Presentation
is all
Sun 11.8.20
The role of image in politics is all. A lot of books have been written about Kennedy and Nixon, the beautiful and the ugly. Surprisingly, Nixon apparently was much more savvy about projecting an image than JFK was, but then he had to be, didn't he? Most of his associates came from the field of advertising.
A number of people have noted the Kennedy/Nixon debates as the beginning of the ascendency of image over word or idea and so it is today. Kennedy won the presidency over Nixon because he was better looking, so the theory goes; Nixon with his ugly mug and his 5 o'clock shadow never stood a chance. My own awareness of the projecting image phenomenon occurred during the reign of President Reagan, an actor who played the part of president as "American WASP Father." He was there to offer comfort in time of tragedy, posing for the cameras at all sorts of pseudo events; the picture that emerged was fuzzy, a man remote, not terribly brilliant, himself unable to differentiate between what had really happened to him and what he had acted in the movies. He was our TV, Father Knows Best. It did not matter anymore if what we saw portrayed was real, the appearance of it is what counted. ? What was interesting is that everybody knew this but still went along. Trump was crude, wasn’t he? It didn’t matter that he was trying and to some extent turning the tide on our failed economy.
Debates are a manufactured event in which candidates have to answer questions like quiz contestants, hardly a requirement for the presidency. The pseudo event is staged by the news media for the purpose of providing them with material for further pseudo analysis and commentary. It has reached such a nadir that the MSM cuts off a person’s mike if they’re not interested in what the person has to say. They are manufacturing the whole election event..
This image projection can backfire, take the picture of President Bush on the ship's deck in his flight suit proclaiming victory in Iraq with the big blue banner in the background – hasn’t lived that one down!
Daniel Boorstin, an historian at the University of Chicago posits that the image has taken over for Americans because life is too boring for them. They need a larger than life picture to make life palatable, an artificially enhanced reality. There's some truth to that. The problem with democracy is that it does not allow for majesty, pageantry, a show of psychic and mundane power. Democracy can only show its power through violence and war. Kennedy didn't win the debate because he was prettier than Nixon, but because he was the Prince of Camelot who lived in a magic realm that few of us have ever inhabited.

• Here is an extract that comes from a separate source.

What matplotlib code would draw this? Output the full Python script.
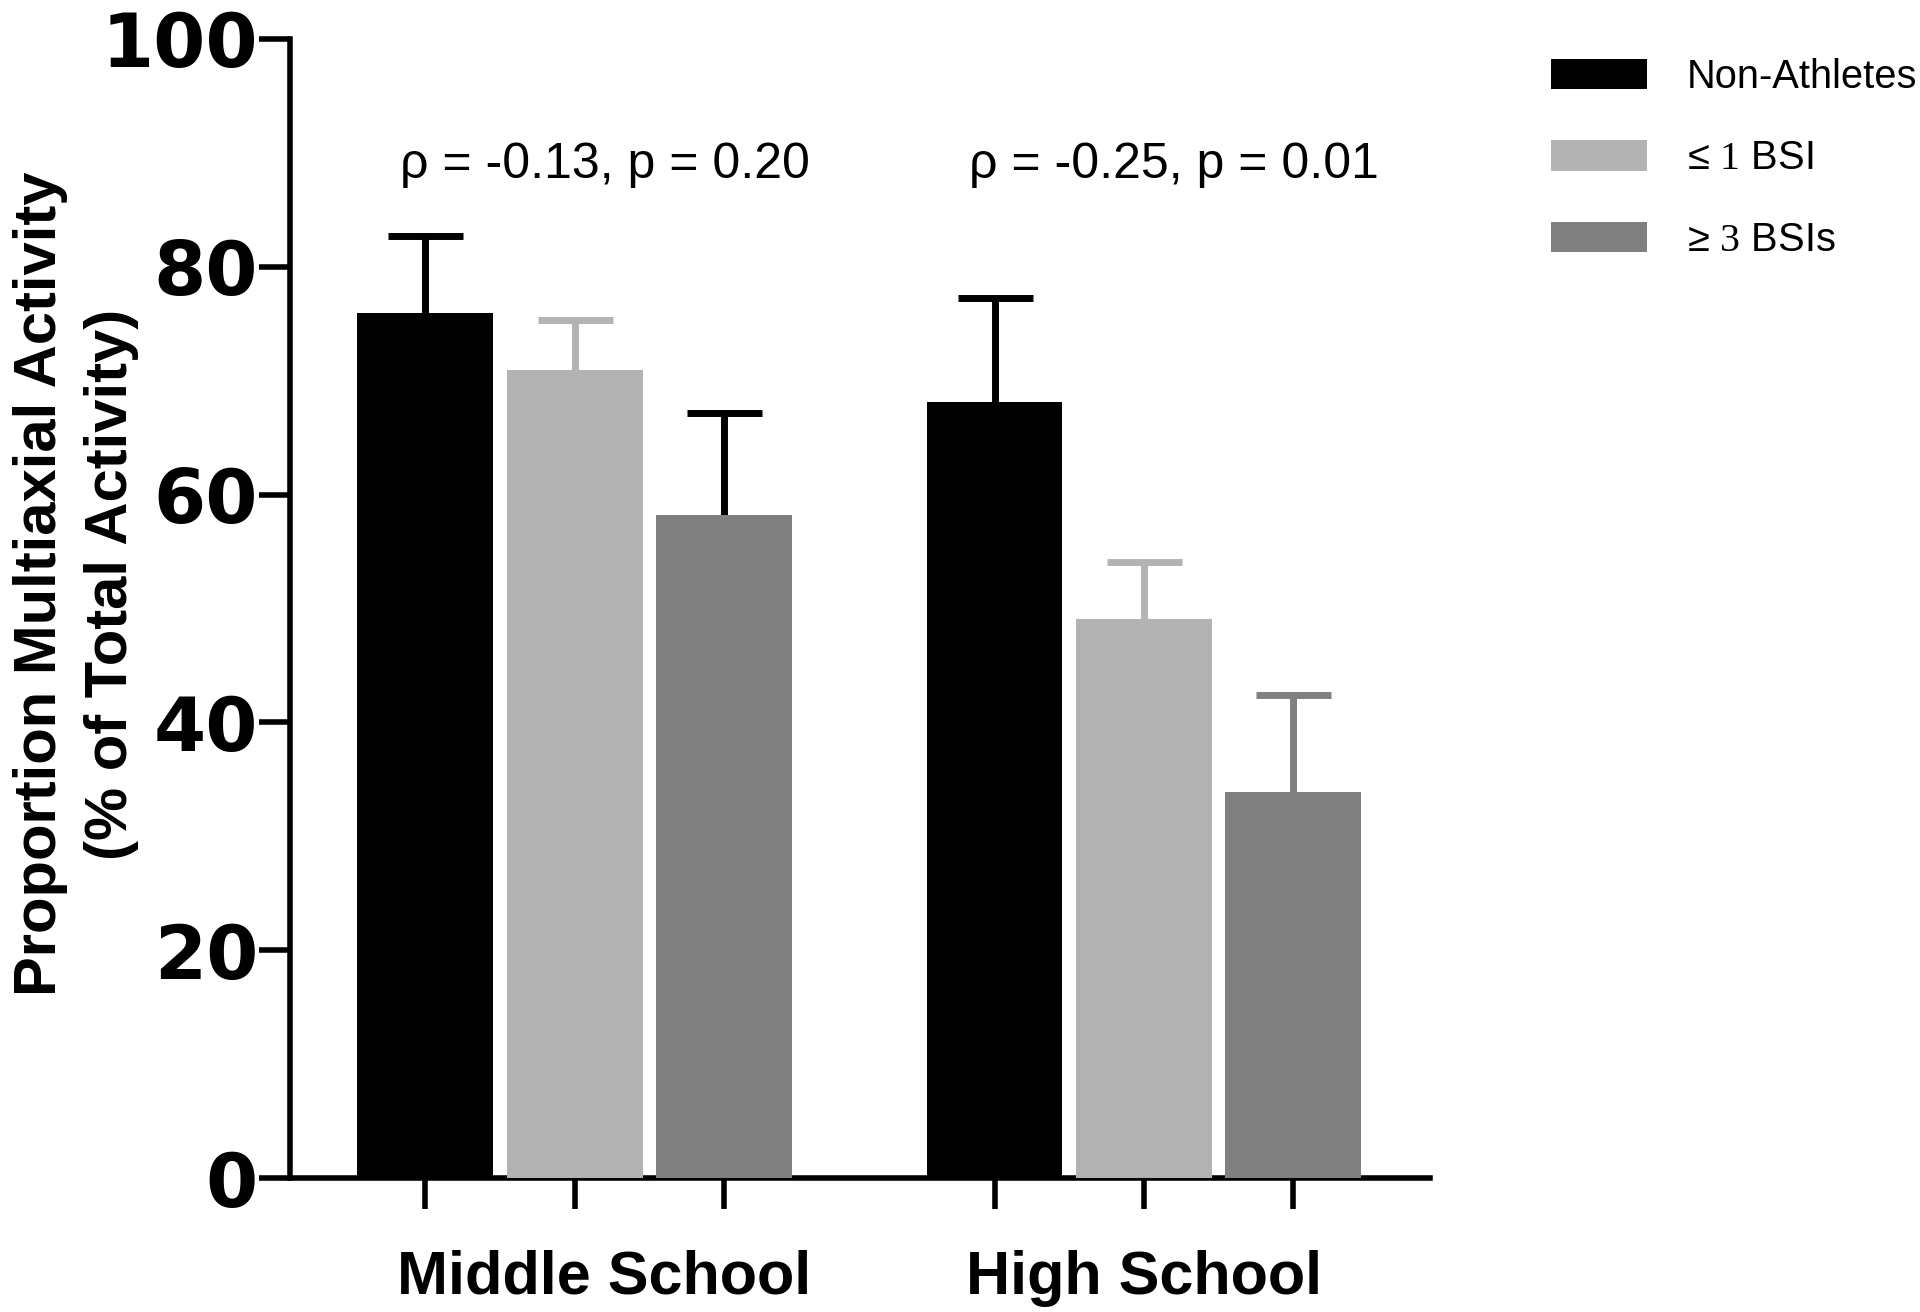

As a person born and raised in a culture different than that of the majority, I have always been aware of the power of image. In such a situation one develops what blacks call double-consciousness. There is the consciousness and image one creates when swimming in the majority culture and there's the person one is back home. I remember talking to a woman who was taken aback when I said that my appearance was a product, a commodity, something I cultivated to bring me good fortune. Crudely put, but nevertheless true. There is a wonderful passage in the novel, The Lovers, by Marguerite Duras, when the young eurasian girl whose child's body knows to make an object of itself in order to reach beyond her mother's realm. A new face is formed to achieve maturity. She chooses a man's broad brimmed hat and gold lamé shoes to wear in order to seduce the lover. The body acts before the mind and heart fully comprehend what is needed.
I don't think image is something new to politics, be they sexual or national. Think of the royal Egyptians, the Aztecs, the Romans, the kings and queens of Europe, the Chinese dynasties. They ruled by divine right and created powerful images and rituals to signify this right to the masses. Political imagery today is quite paltry in comparison.